─── GIVEN ENTRIES
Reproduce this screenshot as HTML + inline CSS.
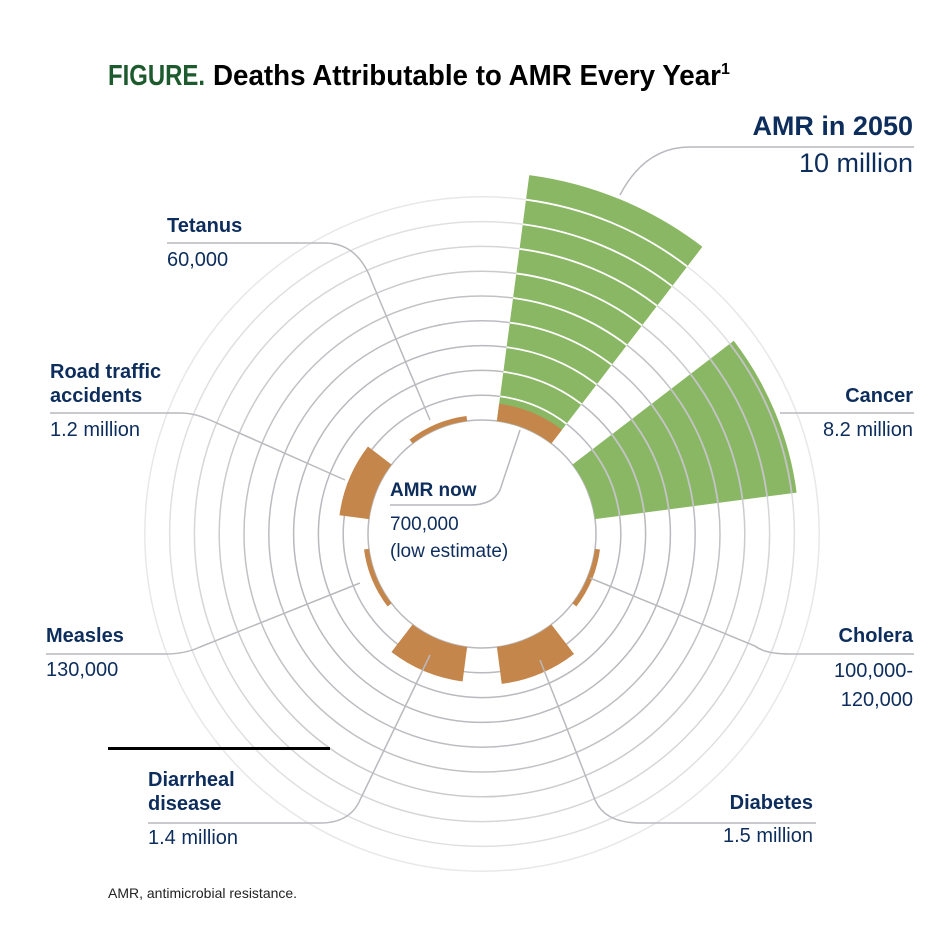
<!DOCTYPE html>
<html><head><meta charset="utf-8"><style>
html,body{margin:0;padding:0;background:#fff}
svg{display:block}
.lab{font-family:"Liberation Sans",sans-serif;font-weight:bold;font-size:20px;fill:#0d2d5c}
.val{font-family:"Liberation Sans",sans-serif;font-size:20px;fill:#0d2d5c}
.lead{fill:none;stroke:#b9b9be;stroke-width:1.5}
</style></head><body>
<svg id="chart" width="950" height="934" viewBox="0 0 950 934">
<text x="108" y="85" font-family="'Liberation Sans Narrow','Liberation Sans',sans-serif" font-weight="bold" font-size="29" fill="#1d5a2e" textLength="97" lengthAdjust="spacingAndGlyphs">FIGURE.</text>
<text x="213" y="85" font-family="'Liberation Sans Narrow','Liberation Sans',sans-serif" font-weight="bold" font-size="29" fill="#000" textLength="508" lengthAdjust="spacingAndGlyphs">Deaths Attributable to AMR Every Year</text>
<text x="721" y="74" font-family="'Liberation Sans',sans-serif" font-weight="bold" font-size="16" fill="#000">1</text>
<g id="rings"></g>
<g id="wedges"></g>
<g id="rings-over"></g>
<g id="leaders">
<path class="lead" d="M620,195 Q645,147 690,147 L914,147"/>
<path class="lead" d="M780,413 L914,413"/>
<path class="lead" d="M590,578 L755,646 Q765,654 790,654 L914,654"/>
<path class="lead" d="M540,660 L595,800 Q605,823 640,823 L816,823"/>
<path class="lead" d="M430,655 L360,800 Q350,823 320,823 L148,823"/>
<path class="lead" d="M360,583 L200,647 Q185,654 165,654 L46,654"/>
<path class="lead" d="M345,480 L210,420 Q195,413 180,413 L50,413"/>
<path class="lead" d="M430,420 L372,282 Q358,243 325,243 L167,243"/>
<path class="lead" d="M520,430 L500,490 Q493,505 470,505 L390,505"/>
</g>
<text class="lab" x="913" y="135" text-anchor="end" style="font-size:27px">AMR in 2050</text>
<text class="val" x="913" y="172" text-anchor="end" style="font-size:27px">10 million</text>
<text class="lab" x="913" y="402" text-anchor="end">Cancer</text>
<text class="val" x="913" y="436" text-anchor="end">8.2 million</text>
<text class="lab" x="913" y="642" text-anchor="end">Cholera</text>
<text class="val" x="913" y="677" text-anchor="end">100,000-</text>
<text class="val" x="913" y="706" text-anchor="end">120,000</text>
<text class="lab" x="813" y="809" text-anchor="end">Diabetes</text>
<text class="val" x="813" y="842" text-anchor="end">1.5 million</text>
<text class="lab" x="148" y="786">Diarrheal</text>
<text class="lab" x="148" y="810">disease</text>
<text class="val" x="148" y="844">1.4 million</text>
<text class="lab" x="46" y="642">Measles</text>
<text class="val" x="46" y="676">130,000</text>
<text class="lab" x="50" y="378">Road traffic</text>
<text class="lab" x="50" y="402">accidents</text>
<text class="val" x="50" y="436">1.2 million</text>
<text class="lab" x="167" y="232">Tetanus</text>
<text class="val" x="167" y="266">60,000</text>
<text class="lab" x="390" y="496" style="font-size:19px">AMR now</text>
<text class="val" x="390" y="530" style="font-size:19px">700,000</text>
<text class="val" x="390" y="557" style="font-size:19px">(low estimate)</text>
<rect x="108" y="747" width="222" height="3" fill="#000"/>
<text x="108" y="898" font-family="'Liberation Sans',sans-serif" font-size="14" fill="#222">AMR, antimicrobial resistance.</text>
</svg>
<script>
const categories = ["AMR in 2050","Cancer","Cholera","Diabetes","Diarrheal disease","Measles","Road traffic accidents","Tetanus"];
const values = [10, 8.2, 0.11, 1.5, 1.4, 0.13, 1.2, 0.06];
const amrNow = [0.7];
const centerAngles = [22.5, 67.5, 112.5, 157.5, 202.5, 247.5, 292.5, 337.5];
const ringValues = [1,2,3,4,5,6,7,8,9];

const NS = "http://www.w3.org/2000/svg";
const CX = 482, CY = 534, R0 = 114, PER = 24.8, HALF = 15, MINT = 5;
const ringColors = ['#b9b9be','#b9b9be','#b9b9be','#bcbcc1','#c2c2c6','#cbcbce','#d6d6d9','#e0e0e2','#e8e8ea'];
function rScale(v){ return R0 + v*PER; }
function pt(a, r){ const t=a*Math.PI/180; return [CX + r*Math.sin(t), CY - r*Math.cos(t)]; }
function sector(a0,a1,r0,r1){
  const p1=pt(a0,r0),p2=pt(a0,r1),p3=pt(a1,r1),p4=pt(a1,r0);
  return `M${p1}L${p2}A${r1},${r1} 0 0 1 ${p3}L${p4}A${r0},${r0} 0 0 0 ${p1}Z`;
}
const rings = document.getElementById('rings');
const over = document.getElementById('rings-over');
const c0 = document.createElementNS(NS,'circle');
c0.setAttribute('cx',CX);c0.setAttribute('cy',CY);c0.setAttribute('r',R0);
c0.setAttribute('fill','none');c0.setAttribute('stroke','#b9b9be');c0.setAttribute('stroke-width','1.5');


rings.appendChild(c0);
ringValues.forEach((v,k)=>{
  const c=document.createElementNS(NS,'circle');
  c.setAttribute('cx',CX);c.setAttribute('cy',CY);c.setAttribute('r',rScale(v));
  c.setAttribute('fill','none');c.setAttribute('stroke',ringColors[k]);c.setAttribute('stroke-width','1.5');
  
  
  rings.appendChild(c);
});
const wg = document.getElementById('wedges');
categories.forEach((cat,i)=>{
  const a=centerAngles[i], v=values[i];
  const big = v >= 2;
  const p=document.createElementNS(NS,'path');
  if(big){
    p.setAttribute('d',sector(a-HALF,a+HALF,R0,rScale(v)));
    p.setAttribute('fill','#8ab764');
  } else {
    const t=Math.max(MINT, v*PER);
    p.setAttribute('d',sector(a-HALF,a+HALF,R0,R0+t));
    p.setAttribute('fill','#c4864b');
  }
  
  
  wg.appendChild(p);
  if(big){
    ringValues.filter(rv=>rv<v).forEach(rv=>{
      const r=rScale(rv), s=pt(a-HALF,r), e=pt(a+HALF,r);
      const l=document.createElementNS(NS,'path');
      l.setAttribute('d',`M${s}A${r},${r} 0 0 1 ${e}`);
      l.setAttribute('fill','none');
      l.setAttribute('stroke', i===0?'#ffffff':'#c4c4c8');
      l.setAttribute('stroke-width','1.8');
      
      
      over.appendChild(l);
    });
  }
});
const now=document.createElementNS(NS,'path');
now.setAttribute('d',sector(centerAngles[0]-HALF,centerAngles[0]+HALF,R0,rScale(amrNow[0])));
now.setAttribute('fill','#c4864b');


over.appendChild(now);
</script>
</body></html>
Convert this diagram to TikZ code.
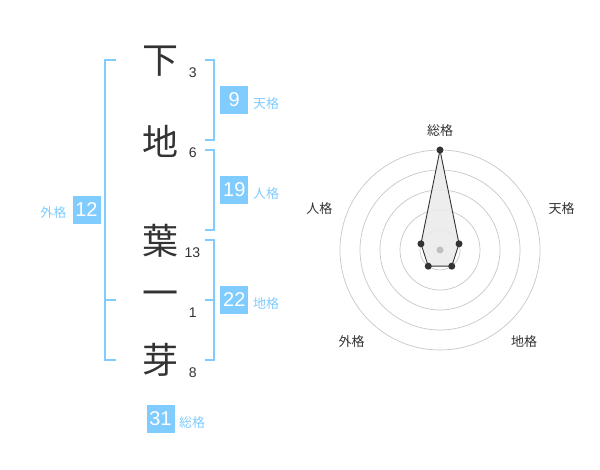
\documentclass[tikz,border=0pt]{standalone}
\usepackage{fontspec}
\setmainfont{Noto Sans CJK JP}
\newfontfamily\numf{Liberation Sans}
\definecolor{kblue}{HTML}{80CCFF}
\definecolor{kdark}{HTML}{333333}
\begin{document}
\begin{tikzpicture}[x=1pt,y=-1pt,
 kanji/.style={font=\fontsize{36}{36}\selectfont, text=kdark, inner sep=0pt},
 strokenum/.style={font=\numf\fontsize{14}{14}\selectfont, text=kdark, inner sep=0pt},
 kakubox/.style={fill=kblue, text=white, minimum width=28pt, minimum height=28pt, inner sep=0pt, font=\numf\fontsize{20}{20}\selectfont},
 kakulabel/.style={text=kblue, font=\fontsize{13}{13}\selectfont, inner sep=0pt},
 bracket/.style={draw=kblue, line width=2pt},
 radlabel/.style={text=kdark, font=\fontsize{13}{13}\selectfont, inner sep=0pt},
 ring/.style={draw=black!22, line width=0.7pt},
 vdot/.style={circle, fill=kdark, minimum size=7pt, inner sep=0pt}]
\useasboundingbox (0,0) rectangle (600,470);
% characters
\node[kanji] (c1) at (160,61) {下};
\node[kanji] (c2) at (160,141) {地};
\node[kanji] (c3) at (160,241) {葉};
\node[kanji] (c4) at (160,299) {一};
\node[kanji] (c5) at (160,360) {芽};
\node[strokenum] (n1) at (192.7,73) {3};
\node[strokenum] (n2) at (192.7,153) {6};
\node[strokenum] (n3) at (192.5,252.5) {13};
\node[strokenum] (n4) at (192.7,313) {1};
\node[strokenum] (n5) at (192.7,373) {8};
% brackets
\draw[bracket] (116,60) -- (105,60) -- (105,360) -- (116,360);
\draw[bracket] (105,300) -- (116,300);
\draw[bracket] (205,60) -- (214,60) -- (214,140) -- (205,140);
\draw[bracket] (205,150) -- (214,150) -- (214,230) -- (205,230);
\draw[bracket] (205,240) -- (214,240) -- (214,360) -- (205,360);
\draw[bracket] (205,300) -- (214,300);
% boxes
\node[kakubox] (gai) at (86.5,210) {12};
\node[kakulabel] (gail) at (53.3,213) {外格};
\node[kakubox] (ten) at (234.3,100) {9};
\node[kakulabel] (tenl) at (266,103.5) {天格};
\node[kakubox] (jin) at (234.3,190) {19};
\node[kakulabel] (jinl) at (266,193.5) {人格};
\node[kakubox] (chi) at (234.3,300) {22};
\node[kakulabel] (chil) at (266,303.5) {地格};
\node[kakubox] (sou) at (160.5,419) {31};
\node[kakulabel] (soul) at (192,422.5) {総格};
% radar
\coordinate (ctr) at (440,250);
\foreach \r in {20,40,60,80,100} \draw[ring] (ctr) circle[radius=\r];
\coordinate (pS) at (440,150);
\coordinate (pT) at (459.02,243.82);
\coordinate (pC) at (451.76,266.18);
\coordinate (pG) at (428.24,266.18);
\coordinate (pJ) at (420.98,243.82);
\fill[black!8, opacity=0.9] (pS) -- (pT) -- (pC) -- (pG) -- (pJ) -- cycle;
\node[circle, fill=black!25, minimum size=7pt, inner sep=0pt] (cdot) at (ctr) {};
\draw[kdark, line width=0.9pt] (pS) -- (pT) -- (pC) -- (pG) -- (pJ) -- cycle;
\foreach \p in {pS,pT,pC,pG,pJ} \node[vdot] (d\p) at (\p) {};
\node[radlabel] (rS) at (440,130.5) {総格};
\node[radlabel] (rT) at (561.7,208.3) {天格};
\node[radlabel] (rC) at (524,341.7) {地格};
\node[radlabel] (rG) at (351.7,341.7) {外格};
\node[radlabel] (rJ) at (319.3,208.3) {人格};
\end{tikzpicture}
\end{document}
──────
▶ **EXERCISE OBJECTIVE**
Identify lines with the string "this". Copy each one.

▶ **FINISHED TASK**
Reproduce this screenshot as HTML + inline CSS.
Convert this diagram to TikZ code.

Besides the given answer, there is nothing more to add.